Adversaries may utilize many different protocols, including those used for web browsing, transferring files, electronic mail, or DNS. For connections that occur internally within an enclave (such as those between a proxy or pivot node and other nodes), commonly used protocols are SMB, SSH, or RDP.

ID: T1071
Sub-techniques:  T1071.001, T1071.002, T1071.003, T1071.004
Tactic: Command And Control
Platforms: Linux, Windows, macOS
Data Sources: DNS records, Netflow/Enclave netflow, Network protocol analysis, Packet capture, Process monitoring, Process use of network
Requires Network:  Yes
Version: 2.0
Created: 31 May 2017
Last Modified: 21 October 2020

Procedure Examples

Name Description
Cobalt Strike

Cobalt Strike conducts peer-to-peer communication over Windows named pipes encapsulated in the SMB protocol. All protocols use their standard assigned ports.[1]

Dragonfly 2.0

Dragonfly 2.0 used SMB for C2.[2]


Duqu uses a custom command and control protocol that communicates over commonly used ports, and is frequently encapsulated by application layer protocols.[3]

Magic Hound

Magic Hound malware has used IRC for C2.[4]


Adversaries can also use NETEAGLE to establish an RDP connection with a controller over TCP/7519.


The Regin malware platform supports many standard protocols, including SMB.[5]


Rocke issued wget requests from infected systems to the C2.[6]


Mitigation Description
Network Intrusion Prevention

Network intrusion detection and prevention systems that use network signatures to identify traffic for specific adversary malware can be used to mitigate activity at the network level.
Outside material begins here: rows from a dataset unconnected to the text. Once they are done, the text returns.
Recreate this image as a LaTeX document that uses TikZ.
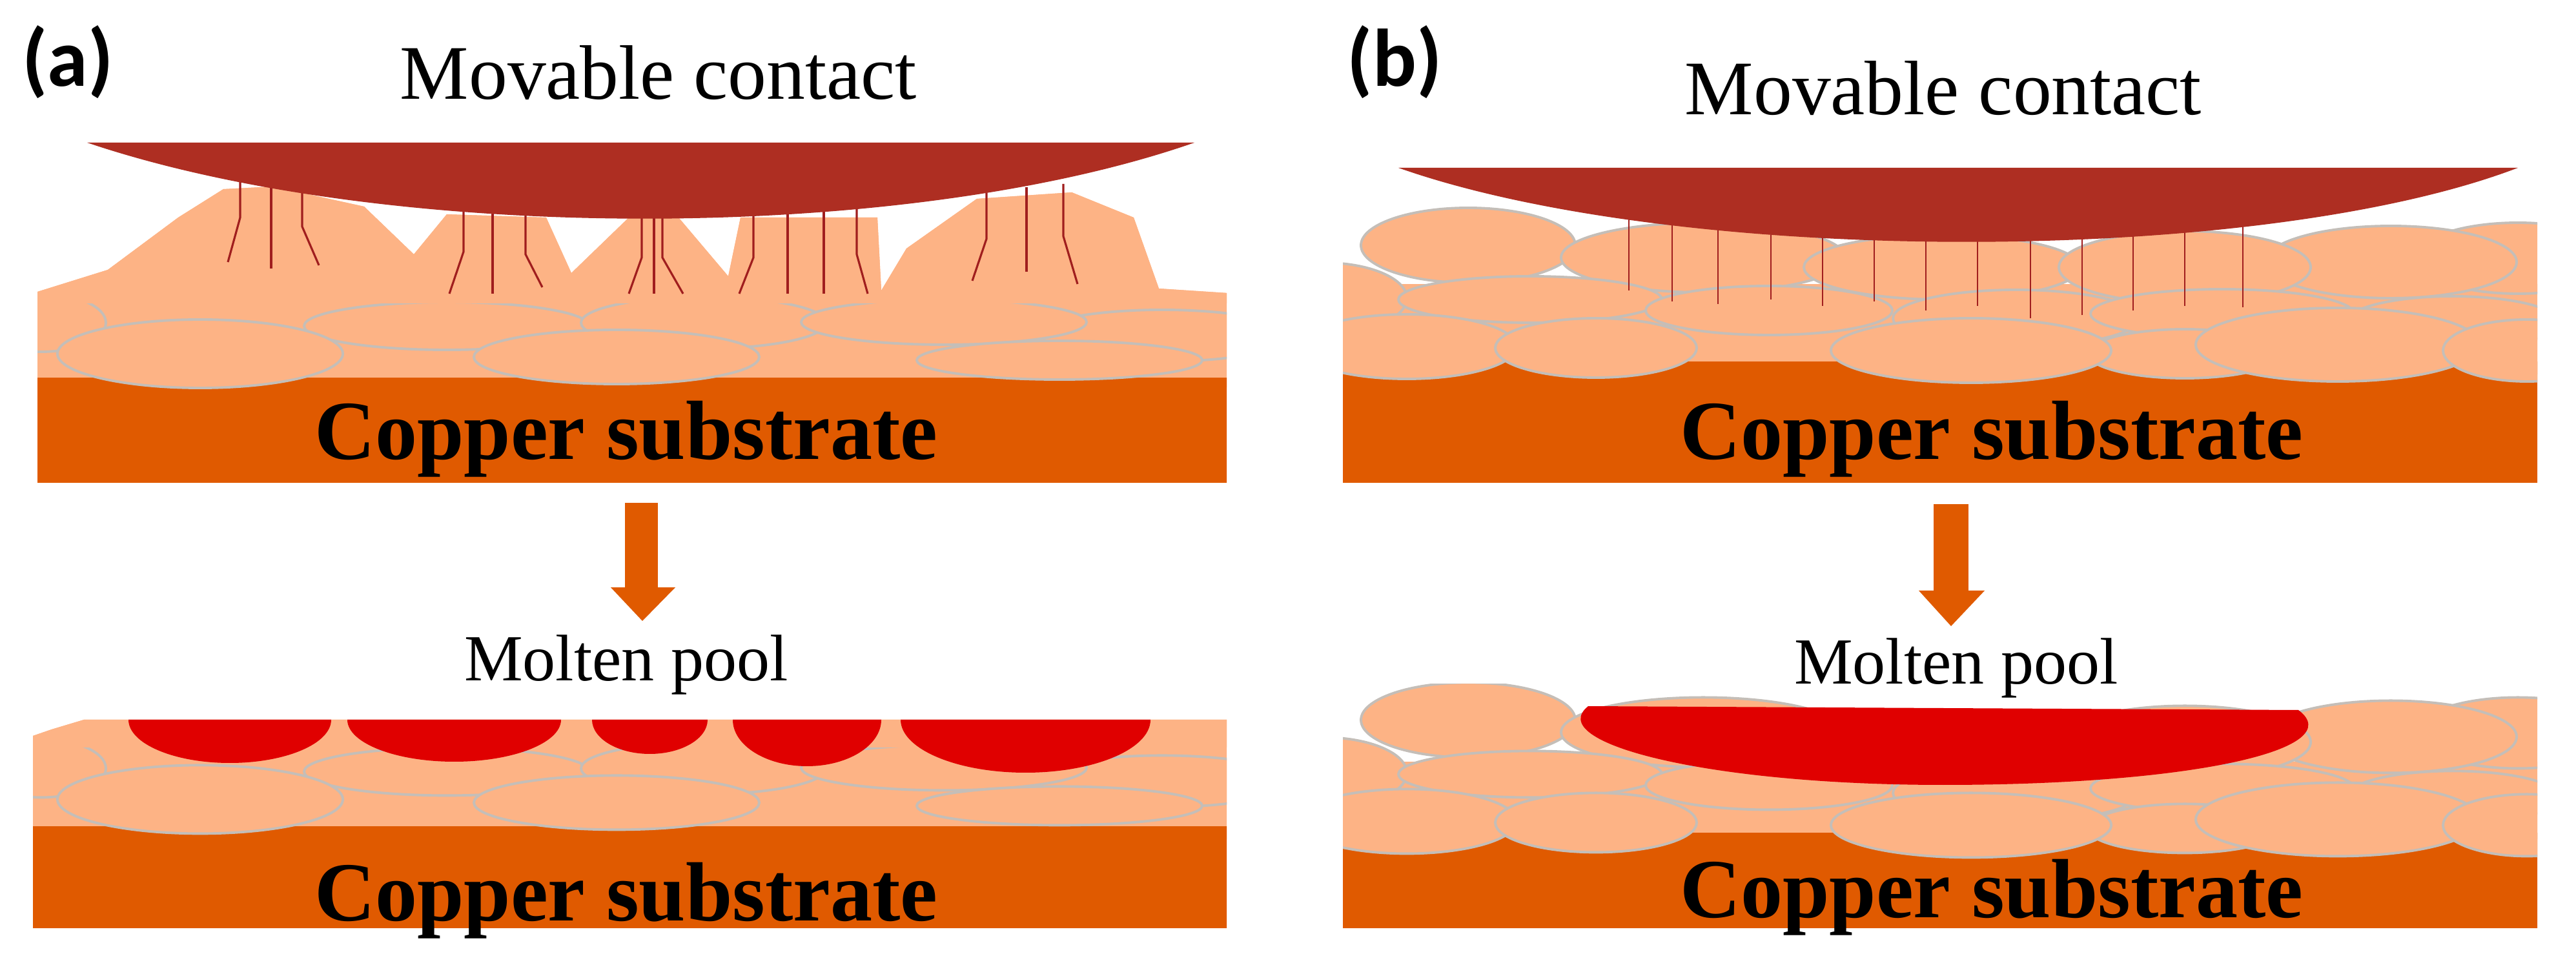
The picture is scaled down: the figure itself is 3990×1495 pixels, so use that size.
\documentclass[tikz,border=0pt]{standalone}
\usepackage{fontspec}
\setmainfont{Liberation Serif}
\newfontfamily\lblfont{Carlito}
\begin{document}
\begin{tikzpicture}[x=0.01cm,y=0.01cm,
  grain/.style={fill=peach,draw=grainline,line width=1.1pt},
  wire/.style={draw=wirered,line width=0.9pt},
  lbl/.style={inner sep=0pt,font=\lblfont\bfseries\fontsize{36}{40}\selectfont},
  title/.style={inner sep=0pt,font=\fontsize{34}{40}\selectfont},
  pooltxt/.style={inner sep=0pt,font=\fontsize{29}{34}\selectfont},
  subtxt/.style={inner sep=0pt,font=\bfseries\fontsize{37}{44}\selectfont}]
\definecolor{peach}{HTML}{FDB385}
\definecolor{grainline}{HTML}{C4BEB8}
\definecolor{substr}{HTML}{E05A00}
\definecolor{contactc}{HTML}{AE2E22}
\definecolor{wirered}{HTML}{A01E1E}
\definecolor{poolred}{HTML}{E00000}
\useasboundingbox (0,0) rectangle (3990,-1495);

% ===== (a) top =====
\begin{scope}
\clip (58,0) rectangle (1900,-750);
\fill[peach] (58,-452) -- (167,-418) -- (276,-337) -- (346,-293) -- (423,-289) -- (564,-320) -- (641,-394) -- (692,-332) -- (846,-337) -- (885,-423) -- (974,-337) -- (1051,-337) -- (1128,-428) -- (1147,-337) -- (1359,-337) -- (1365,-450) -- (1404,-385) -- (1513,-308) -- (1660,-298) -- (1756,-337) -- (1795,-447) -- (1917,-455) -- (1917,-600) -- (58,-600) -- cycle;
\fill[substr] (58,-585) rectangle (1917,-748);
\draw[grain] (64,-500) ellipse [x radius=100,y radius=45];
\draw[grain] (1800,-520) ellipse [x radius=200,y radius=40];
\draw[grain] (692,-505) ellipse [x radius=221,y radius=37];
\draw[grain] (1090,-500) ellipse [x radius=190,y radius=40];
\draw[grain] (1462,-499) ellipse [x radius=221,y radius=35];
\draw[grain] (310,-548) ellipse [x radius=221,y radius=53];
\draw[grain] (955,-553) ellipse [x radius=221,y radius=42];
\draw[grain] (1641,-558) ellipse [x radius=221,y radius=30];
\fill[peach] (58,-452) -- (167,-418) -- (276,-337) -- (346,-293) -- (423,-289) -- (564,-320) -- (641,-394) -- (692,-332) -- (846,-337) -- (885,-423) -- (974,-337) -- (1051,-337) -- (1128,-428) -- (1147,-337) -- (1359,-337) -- (1365,-450) -- (1404,-385) -- (1513,-308) -- (1660,-298) -- (1756,-337) -- (1795,-447) -- (1917,-455) -- (1917,-470) -- (58,-470) -- cycle;
\end{scope}
\draw[wire] (372,-280) -- (372,-337) -- (353,-406);
\draw[wire] (420,-280) -- (420,-416);
\draw[wire] (468,-290) -- (468,-351) -- (494,-411);
\draw[wire] (718,-320) -- (718,-390) -- (696,-455);
\draw[wire] (763,-320) -- (763,-455);
\draw[wire] (814,-320) -- (814,-394) -- (840,-445);
\draw[wire] (994,-330) -- (994,-399) -- (974,-455);
\draw[wire] (1013,-330) -- (1013,-455);
\draw[wire] (1026,-330) -- (1026,-399) -- (1058,-455);
\draw[wire] (1167,-330) -- (1167,-399) -- (1145,-455);
\draw[wire] (1220,-330) -- (1220,-455);
\draw[wire] (1276,-320) -- (1276,-455);
\draw[wire] (1327,-320) -- (1327,-394) -- (1344,-455);
\draw[wire] (1528,-290) -- (1528,-370) -- (1506,-435);
\draw[wire] (1590,-290) -- (1590,-421);
\draw[wire] (1647,-285) -- (1647,-366) -- (1669,-440);
\fill[contactc] (135,-221) -- (1850,-221) .. controls (1400,-378) and (600,-378) .. (135,-221) -- cycle;
\node[lbl] (la) at (105,-96) {(a)};
\node[title] (mca) at (1020,-113) {Movable contact};
\node[subtxt] (csa) at (970,-680) {Copper substrate};

% arrow a
\fill[substr] (968,-779) rectangle (1019,-912);
\fill[substr] (946,-910) -- (1046,-910) -- (995,-962) -- cycle;
\node[pooltxt] (mpa) at (970,-1030) {Molten pool};

% ===== (a) bottom =====
\begin{scope}
\clip (51,-1100) rectangle (1900,-1440);
\fill[peach] (51,-1140) -- (80,-1130) -- (130,-1115) -- (1914,-1115) -- (1914,-1300) -- (51,-1300) -- cycle;
\fill[substr] (51,-1280) rectangle (1914,-1438);
\begin{scope}[yshift=-6.9cm]
\draw[grain] (64,-500) ellipse [x radius=100,y radius=45];
\draw[grain] (1800,-520) ellipse [x radius=200,y radius=40];
\draw[grain] (692,-505) ellipse [x radius=221,y radius=37];
\draw[grain] (1090,-500) ellipse [x radius=190,y radius=40];
\draw[grain] (1462,-499) ellipse [x radius=221,y radius=35];
\draw[grain] (310,-548) ellipse [x radius=221,y radius=53];
\draw[grain] (955,-553) ellipse [x radius=221,y radius=42];
\draw[grain] (1641,-558) ellipse [x radius=221,y radius=30];
\end{scope}
\fill[peach] (51,-1140) -- (80,-1130) -- (130,-1115) -- (1914,-1115) -- (1914,-1158) -- (51,-1158) -- cycle;
\end{scope}
\fill[poolred] (199,-1115) arc[start angle=180,end angle=360,x radius=157,y radius=67] -- cycle;
\fill[poolred] (538,-1115) arc[start angle=180,end angle=360,x radius=165.5,y radius=65] -- cycle;
\fill[poolred] (917,-1115) arc[start angle=180,end angle=360,x radius=89.5,y radius=53] -- cycle;
\fill[poolred] (1135,-1115) arc[start angle=180,end angle=360,x radius=115,y radius=72] -- cycle;
\fill[poolred] (1395,-1115) arc[start angle=180,end angle=360,x radius=193.5,y radius=82] -- cycle;
\node[subtxt] (csa2) at (970,-1395) {Copper substrate};

% ===== (b) top =====
\begin{scope}
\clip (2080,-300) rectangle (3930,-750);
\fill[peach] (2080,-440) rectangle (3958,-580);
\fill[substr] (2080,-560) rectangle (3958,-748);
\draw[grain] (2274,-380) ellipse [x radius=166,y radius=58];
\draw[grain] (3900,-400) ellipse [x radius=160,y radius=55];
\draw[grain] (3703,-406) ellipse [x radius=195,y radius=56];
\draw[grain] (2638,-399) ellipse [x radius=220,y radius=54];
\draw[grain] (3008,-414) ellipse [x radius=214,y radius=50];
\draw[grain] (3384,-414) ellipse [x radius=195,y radius=56];
\draw[grain] (2051,-462) ellipse [x radius=128,y radius=55];
\draw[grain] (2370,-464) ellipse [x radius=204,y radius=36];
\draw[grain] (2740,-481) ellipse [x radius=191,y radius=38];
\draw[grain] (3123,-493) ellipse [x radius=191,y radius=44];
\draw[grain] (3442,-486) ellipse [x radius=204,y radius=38];
\draw[grain] (3799,-500) ellipse [x radius=166,y radius=41];
\draw[grain] (2179,-537) ellipse [x radius=170,y radius=50];
\draw[grain] (2472,-539) ellipse [x radius=156,y radius=46];
\draw[grain] (3384,-548) ellipse [x radius=150,y radius=38];
\draw[grain] (3053,-543) ellipse [x radius=217,y radius=50];
\draw[grain] (3621,-534) ellipse [x radius=220,y radius=57];
\draw[grain] (3914,-543) ellipse [x radius=130,y radius=48];
\end{scope}
\foreach \x/\b in {2523/450,2590/467,2661/471,2743/464,2823/474,2903/467,2983/481,3063/474,3145/493,3225/488,3304/481,3384/474,3474/476}
  \draw[wire,line width=0.7pt] (\x,-330) -- (\x,-\b);
\fill[contactc] (2166,-260) -- (3900,-260) .. controls (3500,-413) and (2600,-413) .. (2166,-260) -- cycle;
\node[lbl] (lb) at (2160,-96) {(b)};
\node[title] (mcb) at (3010,-137) {Movable contact};
\node[subtxt] (csb) at (3085,-680) {Copper substrate};

% arrow b
\fill[substr] (2995,-781) rectangle (3049,-917);
\fill[substr] (2972,-915) -- (3074,-915) -- (3022,-970) -- cycle;
\node[pooltxt] (mpb) at (3030,-1035) {Molten pool};

% ===== (b) bottom =====
\begin{scope}
\clip (2080,-1060) rectangle (3930,-1440);
\fill[peach] (2080,-1180) rectangle (3958,-1300);
\fill[substr] (2080,-1290) rectangle (3958,-1438);
\begin{scope}[yshift=-7.35cm]
\draw[grain] (2274,-380) ellipse [x radius=166,y radius=58];
\draw[grain] (3900,-400) ellipse [x radius=160,y radius=55];
\draw[grain] (3703,-406) ellipse [x radius=195,y radius=56];
\draw[grain] (2638,-399) ellipse [x radius=220,y radius=54];
\draw[grain] (3008,-414) ellipse [x radius=214,y radius=50];
\draw[grain] (3384,-414) ellipse [x radius=195,y radius=56];
\draw[grain] (2051,-462) ellipse [x radius=128,y radius=55];
\draw[grain] (2370,-464) ellipse [x radius=204,y radius=36];
\draw[grain] (2740,-481) ellipse [x radius=191,y radius=38];
\draw[grain] (3123,-493) ellipse [x radius=191,y radius=44];
\draw[grain] (3442,-486) ellipse [x radius=204,y radius=38];
\draw[grain] (3799,-500) ellipse [x radius=166,y radius=41];
\draw[grain] (2179,-537) ellipse [x radius=170,y radius=50];
\draw[grain] (2472,-539) ellipse [x radius=156,y radius=46];
\draw[grain] (3384,-548) ellipse [x radius=150,y radius=38];
\draw[grain] (3053,-543) ellipse [x radius=217,y radius=50];
\draw[grain] (3621,-534) ellipse [x radius=220,y radius=57];
\draw[grain] (3914,-543) ellipse [x radius=130,y radius=48];
\end{scope}
\end{scope}
\fill[poolred] (2460,-1094) -- (3560,-1100) .. controls (3640,-1160) and (3400,-1216) .. (3010,-1216) .. controls (2640,-1216) and (2390,-1150) .. (2460,-1094) -- cycle;
\node[subtxt] (csb2) at (3085,-1390) {Copper substrate};
\end{tikzpicture}
\end{document}
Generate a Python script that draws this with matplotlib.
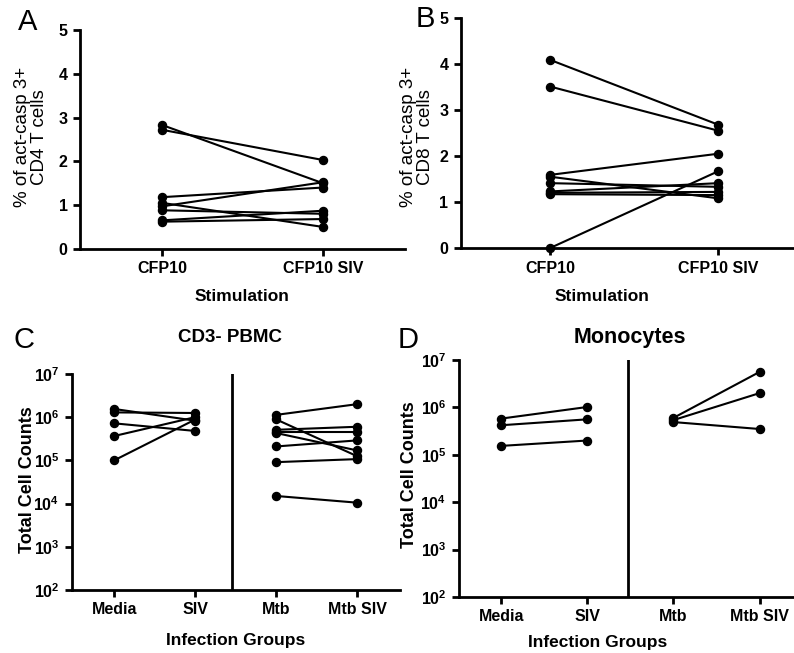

Analyze network data for uncommon data flows (e.g., a client sending significantly more data than it receives from a server). Processes utilizing the network that do not normally have network communication or have never been seen before are suspicious. Analyze packet contents to detect application layer protocols that do not follow the expected protocol standards regarding syntax, structure, or any other variable adversaries could leverage to conceal data.[7]